One person appears in only a couple of these photos, because she was behind the camera, fourth-year PhD student Yaqing Cao.

WCCFL 41 was made possible by the generous support of the Humanities Institute at UC Santa Cruz and the Department of Linguistics, as well as the tremendous dedication and hard work of many linguistics graduate students and LRC Coordinator Maria Zimmer.

Nido de Lenguas in April

Nido de Lenguas, the collaboration between linguists at UC Santa Cruz and local Oaxacan cultural organization Senderos, continued this April with two Pop-Up events at a film screening (Historias de Culturas: Oaxaca in Santa Cruz) in downtown Santa Cruz on April 8 and the annual Guelaguetza festival at the Branciforte Small Schools on April 16. The latter event was attended by over 2,400 people, where UCSC linguists had the opportunity to share the Indigenous languages of Oaxaca with many festival goers.

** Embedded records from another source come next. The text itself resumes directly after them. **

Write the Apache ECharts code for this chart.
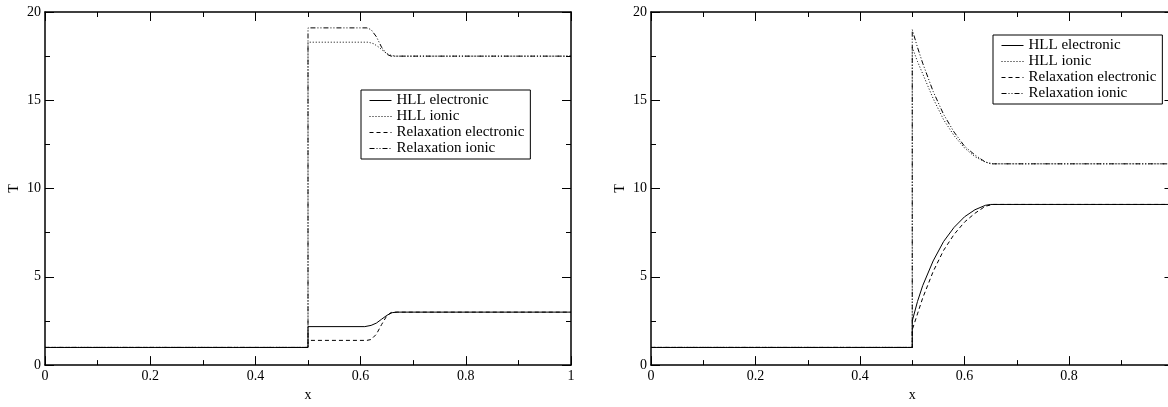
<!DOCTYPE html>
<html>
<head>
<meta charset="utf-8">
<script src="https://cdn.jsdelivr.net/npm/echarts@6/dist/echarts.min.js"></script>
<style>
html,body{margin:0;padding:0;background:#fff;overflow:hidden;width:1168px;height:407px;}
#c{width:1180px;height:407px;}
</style>
</head>
<body>
<div id="c"></div>
<script>
// ---- data ----
const seriesNames = ['HLL electronic', 'HLL ionic', 'Relaxation electronic', 'Relaxation ionic'];
const xTickLabels = ['0', '0.2', '0.4', '0.6', '0.8', '1'];
const yTickLabels = ['0', '5', '10', '15', '20'];

// Left panel
const leftHllElecX = [0, 0.5, 0.5, 0.608, 0.62, 0.63, 0.64, 0.65, 0.66, 0.67, 1];
const leftHllElecY = [1, 1, 2.18, 2.18, 2.25, 2.38, 2.6, 2.82, 2.97, 3.0, 3.0];
const leftHllIonX = [0, 0.5, 0.5, 0.615, 0.625, 0.635, 0.645, 0.655, 0.665, 1];
const leftHllIonY = [1, 1, 18.29, 18.29, 18.2, 18.0, 17.75, 17.57, 17.5, 17.5];
const leftRelElecX = [0, 0.5, 0.5, 0.612, 0.62, 0.63, 0.64, 0.65, 0.658, 0.665, 1];
const leftRelElecY = [1, 1, 1.4, 1.4, 1.45, 1.75, 2.3, 2.8, 2.98, 3.0, 3.0];
const leftRelIonX = [0, 0.5, 0.5, 0.612, 0.62, 0.63, 0.64, 0.65, 0.658, 1];
const leftRelIonY = [1, 1, 19.1, 19.1, 19.0, 18.6, 18.0, 17.6, 17.5, 17.5];

// Right panel
const rightHllElecX = [0, 0.5, 0.5, 0.51, 0.52, 0.54, 0.56, 0.58, 0.60, 0.62, 0.64, 0.65, 1];
const rightHllElecY = [1, 1, 2.5, 3.6, 4.5, 5.9, 7.0, 7.8, 8.4, 8.8, 9.05, 9.1, 9.1];
const rightHllIonX = [0, 0.5, 0.5, 0.51, 0.52, 0.54, 0.56, 0.58, 0.60, 0.62, 0.64, 0.65, 1];
const rightHllIonY = [1, 1, 18.0, 17.2, 16.5, 15.1, 13.9, 13.0, 12.3, 11.8, 11.5, 11.4, 11.4];
const rightRelElecX = [0, 0.5, 0.5, 0.51, 0.52, 0.54, 0.56, 0.58, 0.60, 0.62, 0.64, 0.655, 1];
const rightRelElecY = [1, 1, 2.0, 2.9, 3.8, 5.3, 6.5, 7.4, 8.1, 8.6, 9.0, 9.1, 9.1];
const rightRelIonX = [0, 0.5, 0.5, 0.51, 0.52, 0.54, 0.56, 0.58, 0.60, 0.62, 0.64, 0.655, 1];
const rightRelIonY = [1, 1, 19.0, 18.0, 17.1, 15.5, 14.2, 13.2, 12.4, 11.9, 11.5, 11.4, 11.4];

// ---- chart ----
const FONT = 'Liberation Serif';
const FS = 14;
const pair = (xs, ys) => xs.map((x, i) => [x, ys[i]]);
const lineTypes = ['solid', [1, 2], [4, 3], [5, 2, 1, 2, 1, 2]];

function xAxes(gi) {
  const base = {
    gridIndex: gi, type: 'value', min: 0, max: 1, interval: 0.2,
    axisLine: {show: true, onZero: false, lineStyle: {color: '#000', width: 1.5}},
    splitLine: {show: false},
    axisTick: {show: true, inside: true, length: 9, lineStyle: {color: '#000'}},
    minorTick: {show: true, splitNumber: 2, length: 5, lineStyle: {color: '#000'}},
  };
  return [
    Object.assign({}, base, {
      position: 'bottom', name: 'x', nameLocation: 'middle', nameGap: 15,
      nameTextStyle: {fontFamily: FONT, fontSize: FS, color: '#000'},
      axisLabel: {fontFamily: FONT, fontSize: FS, color: '#000', margin: 4,
        formatter: v => xTickLabels[Math.round(v / 0.2)]}
    }),
    Object.assign({}, base, {position: 'top', axisLabel: {show: false}})
  ];
}
function yAxes(gi) {
  const base = {
    gridIndex: gi, type: 'value', min: 0, max: 20, interval: 5,
    axisLine: {show: true, onZero: false, lineStyle: {color: '#000', width: 1.5}},
    splitLine: {show: false},
    axisTick: {show: true, inside: true, length: 9, lineStyle: {color: '#000'}},
    minorTick: {show: true, splitNumber: 2, length: 5, lineStyle: {color: '#000'}},
  };
  return [
    Object.assign({}, base, {
      position: 'left', name: 'T', nameLocation: 'middle', nameGap: 24, nameRotate: 90,
      nameTextStyle: {fontFamily: FONT, fontSize: FS, color: '#000'},
      axisLabel: {fontFamily: FONT, fontSize: FS, color: '#000', margin: 4,
        formatter: v => yTickLabels[Math.round(v / 5)]}
    }),
    Object.assign({}, base, {position: 'right', axisLabel: {show: false}})
  ];
}

const leftData = [pair(leftHllElecX, leftHllElecY), pair(leftHllIonX, leftHllIonY),
                  pair(leftRelElecX, leftRelElecY), pair(leftRelIonX, leftRelIonY)];
const rightData = [pair(rightHllElecX, rightHllElecY), pair(rightHllIonX, rightHllIonY),
                   pair(rightRelElecX, rightRelElecY), pair(rightRelIonX, rightRelIonY)];

const series = [];
[leftData, rightData].forEach((set, gi) => {
  set.forEach((d, i) => {
    series.push({
      type: 'line', name: seriesNames[i], data: d,
      xAxisIndex: gi * 2, yAxisIndex: gi * 2,
      showSymbol: false, symbol: 'none', smooth: false, animation: false,
      lineStyle: {color: '#000', width: 1, type: lineTypes[i]},
      itemStyle: {color: '#000'}, z: 10 - i
    });
  });
});

const legendBase = {
  show: true, orient: 'vertical', data: seriesNames, itemWidth: 22, itemHeight: 14, itemGap: 1,
  borderColor: '#000', borderWidth: 1, borderRadius: 0, padding: [3, 6, 3, 8],
  backgroundColor: '#fff', selectedMode: false,
  itemStyle: {opacity: 0, borderWidth: 0},
  lineStyle: {width: 1},
  textStyle: {fontFamily: FONT, fontSize: 15, color: '#000'}
};

const chart = echarts.init(document.getElementById('c'), null, {renderer: 'canvas'});
chart.setOption({
  animation: false,
  backgroundColor: '#fff',
  grid: [
    {left: 45, top: 12, width: 526, height: 367, containLabel: false},
    {left: 651, top: 12, width: 525, height: 367, containLabel: false}
  ],
  xAxis: xAxes(0).concat(xAxes(1)),
  yAxis: yAxes(0).concat(yAxes(1)),
  legend: [
    Object.assign({}, legendBase, {left: 361, top: 90}),
    Object.assign({}, legendBase, {left: 993, top: 35})
  ],
  series: series
});
</script>
</body>
</html>
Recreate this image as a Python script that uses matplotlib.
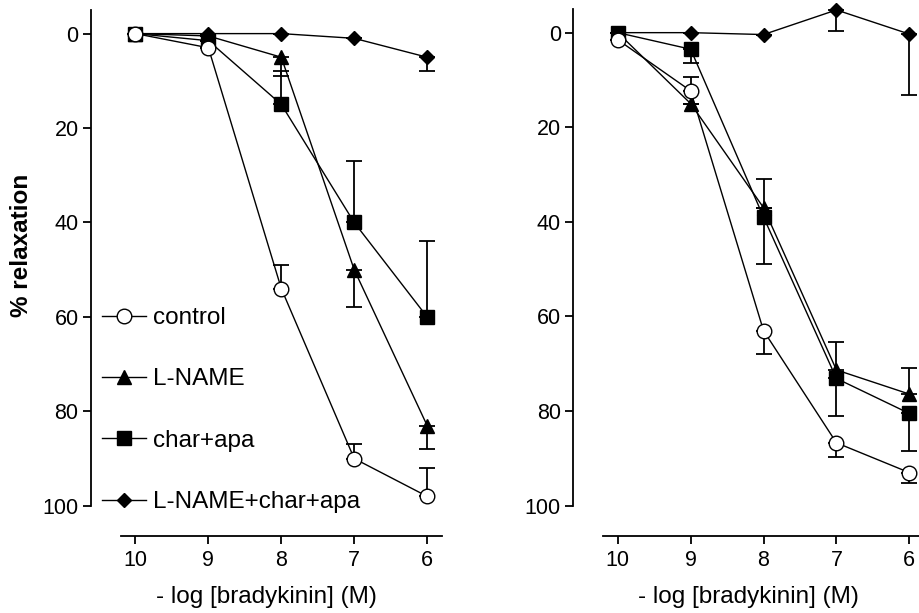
import matplotlib
matplotlib.use("Agg")
import matplotlib.pyplot as plt
import numpy as np

plt.rcParams['font.family'] = ['Liberation Sans', 'DejaVu Sans']

x_vals = [10, 9, 8, 7, 6]
x_ticklabels = ["10", "9", "8", "7", "6"]
y_ticks = [0, 20, 40, 60, 80, 100]

series_names = ["control", "L-NAME", "char+apa", "L-NAME+char+apa"]
markers = ["o", "^", "s", "D"]
facecolors = ["white", "black", "black", "black"]
msizes = [10.5, 10.5, 10.0, 7.0]

# Left panel values (% relaxation) and one-sided errors
left_control = [0, 3, 54, 90, 98]
left_control_em = [0, 0, 5, 3, 6]
left_control_ep = [0, 0, 0, 0, 0]
left_lname = [0, 0.5, 5, 50, 83]
left_lname_em = [0, 0, 0, 0, 0]
left_lname_ep = [0, 0, 4, 8, 5]
left_charapa = [0, 1.5, 15, 40, 60]
left_charapa_em = [0, 0, 7, 13, 16]
left_charapa_ep = [0, 0, 0, 0, 0]
left_all = [0, 0, 0, 1, 5]
left_all_em = [0, 0, 0, 0, 0]
left_all_ep = [0, 0, 0, 0, 3]

# Right panel values
right_control = [1.5, 12.3, 63, 86.7, 93]
right_control_em = [0, 3, 0, 0, 0]
right_control_ep = [0, 0, 5, 3, 2.2]
right_lname = [0, 15, 37, 71.3, 76.4]
right_lname_em = [0, 0, 0, 6, 5.6]
right_lname_ep = [0, 0, 0, 0, 0]
right_charapa = [0, 3.5, 39, 73.1, 80.5]
right_charapa_em = [0, 0, 8, 0, 0]
right_charapa_ep = [0, 3, 10, 8, 8]
right_all = [0, 0, 0.4, -4.8, 0.3]
right_all_em = [0, 0, 0, 0, 0]
right_all_ep = [0, 0, 0, 4.4, 12.8]

W, H = 919, 613
fig = plt.figure(figsize=(W / 100, H / 100), dpi=100)

def px_axes(left, right, top, bottom):
    return fig.add_axes([left / W, 1 - bottom / H, (right - left) / W, (bottom - top) / H])

ax1 = px_axes(91, 441.7, 10, 536)
ax2 = px_axes(573.3, 923.9, 9, 536)

panels = [
    (ax1, [(left_control, left_control_em, left_control_ep),
           (left_lname, left_lname_em, left_lname_ep),
           (left_charapa, left_charapa_em, left_charapa_ep),
           (left_all, left_all_em, left_all_ep)]),
    (ax2, [(right_control, right_control_em, right_control_ep),
           (right_lname, right_lname_em, right_lname_ep),
           (right_charapa, right_charapa_em, right_charapa_ep),
           (right_all, right_all_em, right_all_ep)]),
]

zorders = [6, 3, 4, 5]
for ax, data in panels:
    for i, (vals, em, ep) in enumerate(data):
        ax.errorbar(x_vals, vals, yerr=[em, ep], fmt='none', ecolor='black',
                    elinewidth=1.3, capsize=6, capthick=1.3, zorder=2)
        ax.plot(x_vals, vals, color='black', lw=1.0, marker=markers[i],
                markersize=msizes[i], markerfacecolor=facecolors[i],
                markeredgecolor='black', markeredgewidth=1.0,
                label=series_names[i], zorder=zorders[i], clip_on=False)
    ax.set_xlim(10.61, 5.80)
    ax.set_ylim(106.4, -5)
    ax.spines['top'].set_visible(False)
    ax.spines['right'].set_visible(False)
    ax.spines['left'].set_bounds(-5, 100)
    ax.spines['bottom'].set_bounds(10.2, 5.8)
    for s in ['left', 'bottom']:
        ax.spines[s].set_linewidth(1.3)
    ax.set_xticks(x_vals)
    ax.set_xticklabels(x_ticklabels)
    ax.set_yticks(y_ticks)
    ax.tick_params(axis='both', labelsize=15.5, width=1.3, length=6, direction='out')
    ax.tick_params(axis='y', pad=3)
    ax.tick_params(axis='x', pad=4)
    ax.set_xlabel("- log [bradykinin] (M)", fontsize=17.5, labelpad=11)
    ax.patch.set_visible(False)

fig.text(22 / W, 1 - 245 / H, "% relaxation", fontsize=17.5, fontweight='bold',
         rotation=90, ha='center', va='center')

ax1.legend(loc='upper left', bbox_to_anchor=(102 / W, 1 - 307 / H),
           bbox_transform=fig.transFigure, frameon=False, fontsize=17.5,
           handlelength=1.8, handletextpad=0.28, labelspacing=1.62,
           borderpad=0, borderaxespad=0, numpoints=1)

fig.savefig("out.png", dpi=100)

The Guelaguetza was covered by the Santa Cruz Sentinel and local TV station KSBW.

Nido De Lenguas

Senderos Co-Founder Fe Silva Robles (left) and UC Santa Cruz graduate students (from left to right), Delaney Gomez-Jackson, Jack Duff, Matthew Kogan, and Eli Sharf, at Historias de Culturas: Oaxaca in Santa Cruz

Pi(e) party

The Department recently inaugurated a new tradition, with its first annual Pi(e) Party, which was held not on 3/14, due to inclement rain, but on March 16. The event saw a serious lineup of pies, including some more expected fare — several berry and apple pies — as well as a somewhat more exotic buttermilk pie, and both sweet and savory empanadas.

The WHASC Editor didn’t get a chance to taste every flavor this year, but looks forward to trying next year.

pie 3    pie 2

pie 1

Pi(e) party attendees (behind the camera and not pictured: Roumi Pancheva).